The exercise -
Select from the data all lines with the word "Clone".

Input for this task -
■ ■ ■ ■

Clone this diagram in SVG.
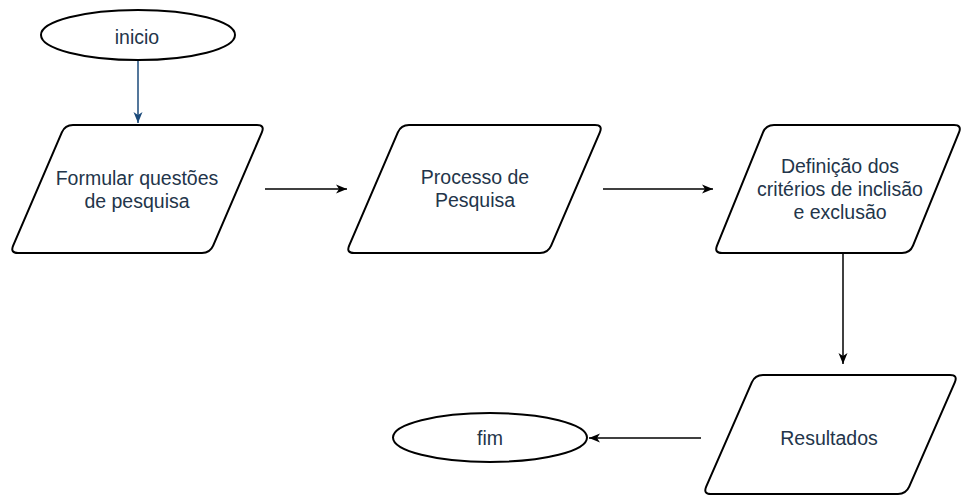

■ ■ ■ ■

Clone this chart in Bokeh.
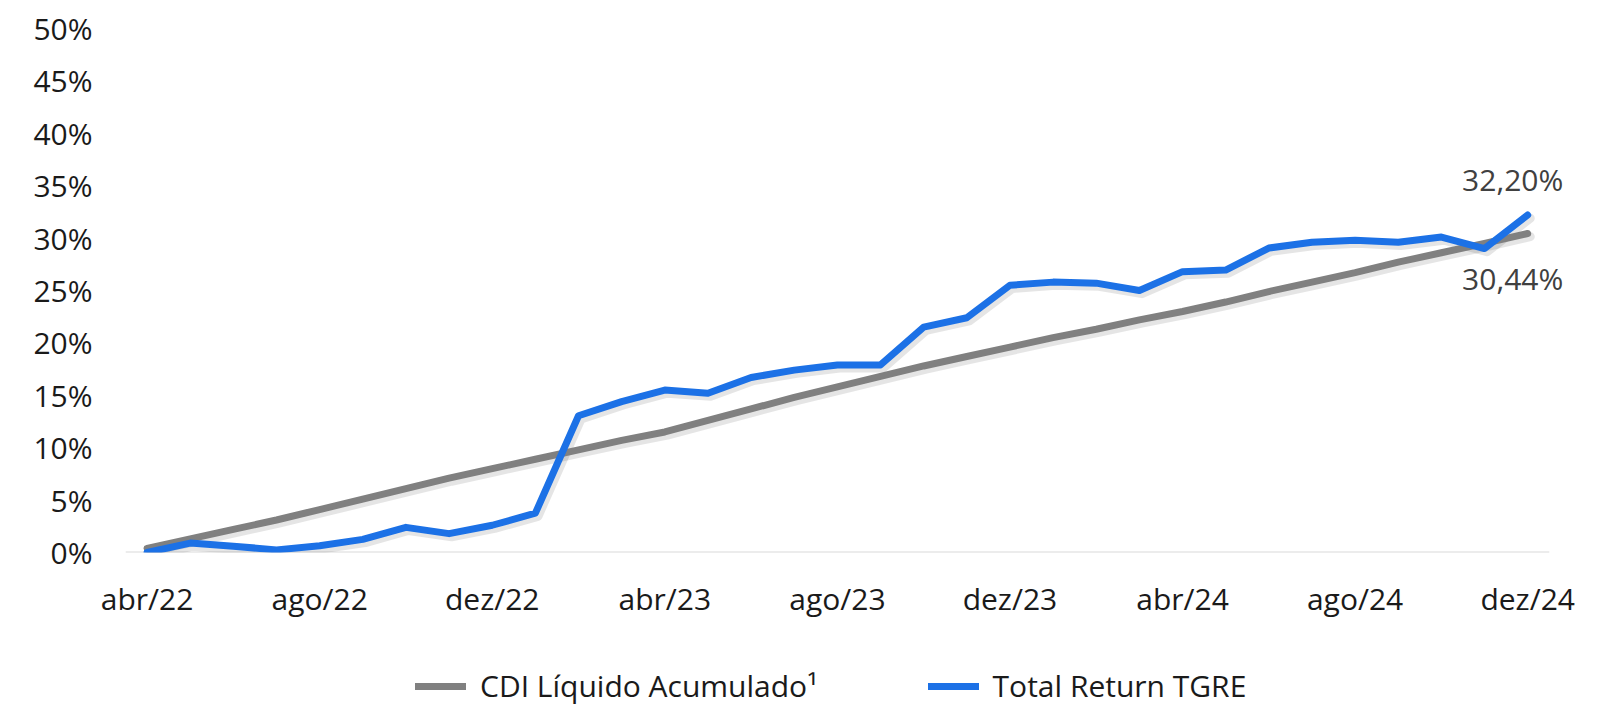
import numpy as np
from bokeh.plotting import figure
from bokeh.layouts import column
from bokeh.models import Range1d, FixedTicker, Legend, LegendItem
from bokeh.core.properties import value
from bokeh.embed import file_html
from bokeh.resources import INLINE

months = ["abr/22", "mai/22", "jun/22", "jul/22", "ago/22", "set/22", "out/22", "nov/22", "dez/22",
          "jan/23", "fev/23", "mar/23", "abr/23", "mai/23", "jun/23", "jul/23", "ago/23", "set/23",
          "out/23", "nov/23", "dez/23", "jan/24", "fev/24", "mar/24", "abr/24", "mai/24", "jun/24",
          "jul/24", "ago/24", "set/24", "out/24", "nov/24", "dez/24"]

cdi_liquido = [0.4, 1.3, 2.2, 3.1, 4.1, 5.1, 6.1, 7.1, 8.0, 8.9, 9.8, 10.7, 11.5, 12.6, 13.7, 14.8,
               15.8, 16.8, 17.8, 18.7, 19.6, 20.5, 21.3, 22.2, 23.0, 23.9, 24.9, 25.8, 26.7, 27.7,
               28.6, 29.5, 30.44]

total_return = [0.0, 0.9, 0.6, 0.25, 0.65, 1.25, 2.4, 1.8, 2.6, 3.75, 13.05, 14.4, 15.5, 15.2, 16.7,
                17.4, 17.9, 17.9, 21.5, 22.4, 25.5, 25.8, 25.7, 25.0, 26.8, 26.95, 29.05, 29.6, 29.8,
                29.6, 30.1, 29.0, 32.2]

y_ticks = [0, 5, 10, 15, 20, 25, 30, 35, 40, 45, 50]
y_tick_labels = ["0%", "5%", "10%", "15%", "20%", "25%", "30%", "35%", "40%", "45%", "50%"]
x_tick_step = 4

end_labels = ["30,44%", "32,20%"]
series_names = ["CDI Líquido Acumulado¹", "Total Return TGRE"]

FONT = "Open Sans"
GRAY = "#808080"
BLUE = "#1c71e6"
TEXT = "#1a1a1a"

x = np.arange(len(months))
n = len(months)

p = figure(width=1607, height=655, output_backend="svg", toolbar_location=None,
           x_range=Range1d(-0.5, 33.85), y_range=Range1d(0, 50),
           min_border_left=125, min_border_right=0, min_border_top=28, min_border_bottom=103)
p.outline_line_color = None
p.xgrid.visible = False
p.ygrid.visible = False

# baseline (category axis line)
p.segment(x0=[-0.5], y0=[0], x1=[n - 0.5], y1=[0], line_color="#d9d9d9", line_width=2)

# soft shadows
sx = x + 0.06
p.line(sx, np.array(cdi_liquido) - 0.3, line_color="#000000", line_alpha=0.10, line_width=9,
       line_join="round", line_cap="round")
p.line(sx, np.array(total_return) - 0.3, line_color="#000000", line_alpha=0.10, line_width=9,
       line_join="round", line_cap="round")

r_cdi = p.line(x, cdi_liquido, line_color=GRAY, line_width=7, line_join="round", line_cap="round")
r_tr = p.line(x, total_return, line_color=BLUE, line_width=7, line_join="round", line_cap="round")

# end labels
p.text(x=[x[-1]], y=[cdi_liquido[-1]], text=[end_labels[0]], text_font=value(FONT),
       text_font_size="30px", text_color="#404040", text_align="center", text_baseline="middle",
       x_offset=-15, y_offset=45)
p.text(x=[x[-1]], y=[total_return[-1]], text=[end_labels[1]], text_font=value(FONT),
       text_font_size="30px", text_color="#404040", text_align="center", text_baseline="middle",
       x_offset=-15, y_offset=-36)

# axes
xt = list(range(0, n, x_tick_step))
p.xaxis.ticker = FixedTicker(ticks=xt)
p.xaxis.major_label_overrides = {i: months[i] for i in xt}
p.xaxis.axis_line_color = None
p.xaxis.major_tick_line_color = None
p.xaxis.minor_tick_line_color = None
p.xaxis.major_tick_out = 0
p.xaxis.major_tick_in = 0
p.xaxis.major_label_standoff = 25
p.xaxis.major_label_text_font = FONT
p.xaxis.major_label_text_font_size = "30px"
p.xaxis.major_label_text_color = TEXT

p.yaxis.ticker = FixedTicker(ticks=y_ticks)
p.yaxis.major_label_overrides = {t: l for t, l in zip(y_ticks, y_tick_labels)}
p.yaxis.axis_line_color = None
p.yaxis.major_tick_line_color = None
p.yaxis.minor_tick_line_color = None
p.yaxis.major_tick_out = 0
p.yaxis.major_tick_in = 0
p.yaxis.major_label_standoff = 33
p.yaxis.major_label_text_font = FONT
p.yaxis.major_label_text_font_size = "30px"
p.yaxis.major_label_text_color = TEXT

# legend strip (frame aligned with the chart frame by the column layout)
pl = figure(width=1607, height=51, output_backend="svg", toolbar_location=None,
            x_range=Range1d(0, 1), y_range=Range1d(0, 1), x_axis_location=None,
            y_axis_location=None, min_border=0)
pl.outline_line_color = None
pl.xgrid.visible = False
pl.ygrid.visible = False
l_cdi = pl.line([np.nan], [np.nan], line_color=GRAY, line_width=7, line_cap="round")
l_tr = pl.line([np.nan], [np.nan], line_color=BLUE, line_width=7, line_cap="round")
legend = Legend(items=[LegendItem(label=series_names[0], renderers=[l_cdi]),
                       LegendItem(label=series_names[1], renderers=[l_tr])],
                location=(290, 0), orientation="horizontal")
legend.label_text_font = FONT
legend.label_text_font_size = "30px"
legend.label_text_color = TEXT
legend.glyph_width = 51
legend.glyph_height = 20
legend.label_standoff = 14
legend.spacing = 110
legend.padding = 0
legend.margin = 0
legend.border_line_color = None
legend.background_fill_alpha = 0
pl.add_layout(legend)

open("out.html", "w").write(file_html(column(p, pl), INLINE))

■ ■ ■ ■

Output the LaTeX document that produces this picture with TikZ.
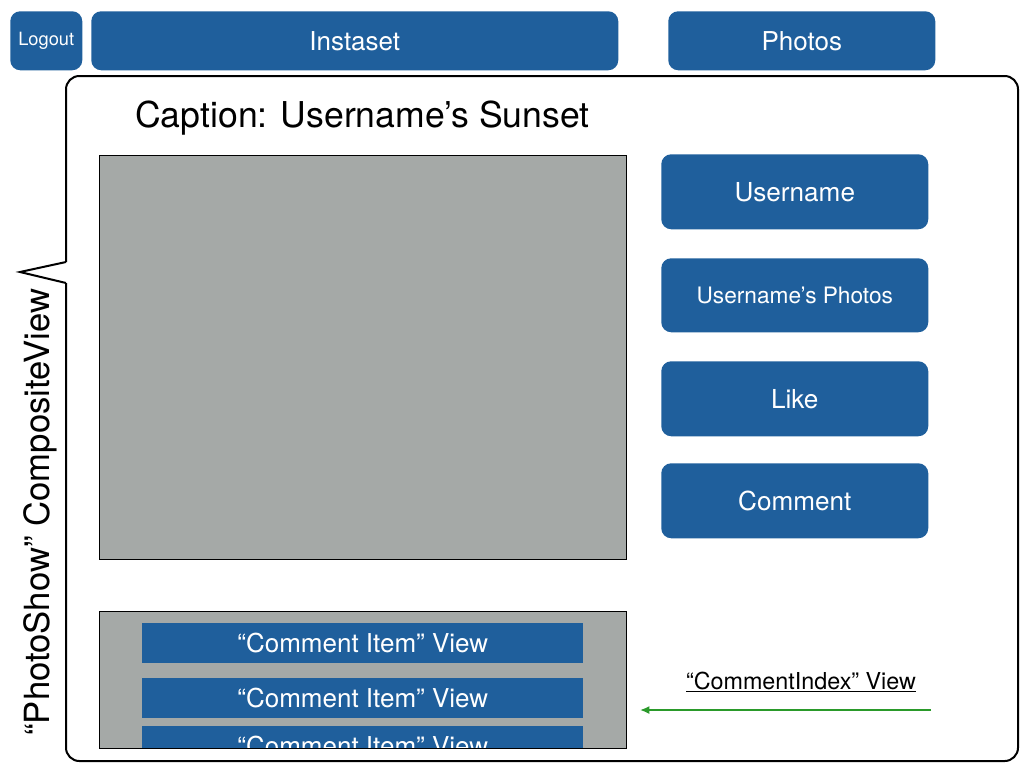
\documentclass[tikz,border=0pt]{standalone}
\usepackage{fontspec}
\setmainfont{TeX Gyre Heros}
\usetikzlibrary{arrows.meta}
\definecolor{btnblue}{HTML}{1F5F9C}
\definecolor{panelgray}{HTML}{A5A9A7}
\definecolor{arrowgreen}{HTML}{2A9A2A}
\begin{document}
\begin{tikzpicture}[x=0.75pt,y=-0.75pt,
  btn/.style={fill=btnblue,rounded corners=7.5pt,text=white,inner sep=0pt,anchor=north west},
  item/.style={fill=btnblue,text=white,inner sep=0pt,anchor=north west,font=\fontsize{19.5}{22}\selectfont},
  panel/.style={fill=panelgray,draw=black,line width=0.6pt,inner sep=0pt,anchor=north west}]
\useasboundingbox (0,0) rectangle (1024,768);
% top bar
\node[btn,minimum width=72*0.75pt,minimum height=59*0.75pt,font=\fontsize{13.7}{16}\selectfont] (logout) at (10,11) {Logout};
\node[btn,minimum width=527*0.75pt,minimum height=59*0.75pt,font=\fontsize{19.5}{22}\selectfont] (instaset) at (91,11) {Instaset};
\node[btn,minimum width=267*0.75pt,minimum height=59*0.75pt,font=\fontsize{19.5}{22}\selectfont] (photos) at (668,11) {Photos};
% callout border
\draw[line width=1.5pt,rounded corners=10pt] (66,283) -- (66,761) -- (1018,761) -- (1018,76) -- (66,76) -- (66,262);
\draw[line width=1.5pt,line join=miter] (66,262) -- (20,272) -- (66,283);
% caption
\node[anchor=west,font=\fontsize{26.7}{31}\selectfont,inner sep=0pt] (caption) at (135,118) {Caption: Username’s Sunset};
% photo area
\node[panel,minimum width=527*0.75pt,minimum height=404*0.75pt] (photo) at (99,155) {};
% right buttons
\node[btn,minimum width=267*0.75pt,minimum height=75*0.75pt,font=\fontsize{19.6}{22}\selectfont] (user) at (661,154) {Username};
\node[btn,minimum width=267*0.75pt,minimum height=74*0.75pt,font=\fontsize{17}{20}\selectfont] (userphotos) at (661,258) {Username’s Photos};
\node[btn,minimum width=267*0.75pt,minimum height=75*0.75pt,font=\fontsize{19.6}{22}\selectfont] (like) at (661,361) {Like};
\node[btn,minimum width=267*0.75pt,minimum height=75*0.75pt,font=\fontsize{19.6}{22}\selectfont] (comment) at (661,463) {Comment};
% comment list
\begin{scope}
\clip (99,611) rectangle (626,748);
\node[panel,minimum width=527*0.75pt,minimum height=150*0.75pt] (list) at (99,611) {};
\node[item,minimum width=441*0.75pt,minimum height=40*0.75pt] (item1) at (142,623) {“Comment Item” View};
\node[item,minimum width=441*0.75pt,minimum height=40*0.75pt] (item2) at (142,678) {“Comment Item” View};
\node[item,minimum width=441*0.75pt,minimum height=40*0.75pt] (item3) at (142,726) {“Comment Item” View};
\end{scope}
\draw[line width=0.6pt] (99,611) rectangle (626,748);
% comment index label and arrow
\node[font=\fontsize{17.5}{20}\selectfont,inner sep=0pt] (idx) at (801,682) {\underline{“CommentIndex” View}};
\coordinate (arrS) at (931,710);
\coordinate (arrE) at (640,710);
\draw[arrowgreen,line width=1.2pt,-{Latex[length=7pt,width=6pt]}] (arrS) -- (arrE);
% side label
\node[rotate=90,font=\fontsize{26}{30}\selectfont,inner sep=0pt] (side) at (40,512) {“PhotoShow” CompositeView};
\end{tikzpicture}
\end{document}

■ ■ ■ ■

Complete response -
Clone this diagram in SVG.
Clone this chart in Bokeh.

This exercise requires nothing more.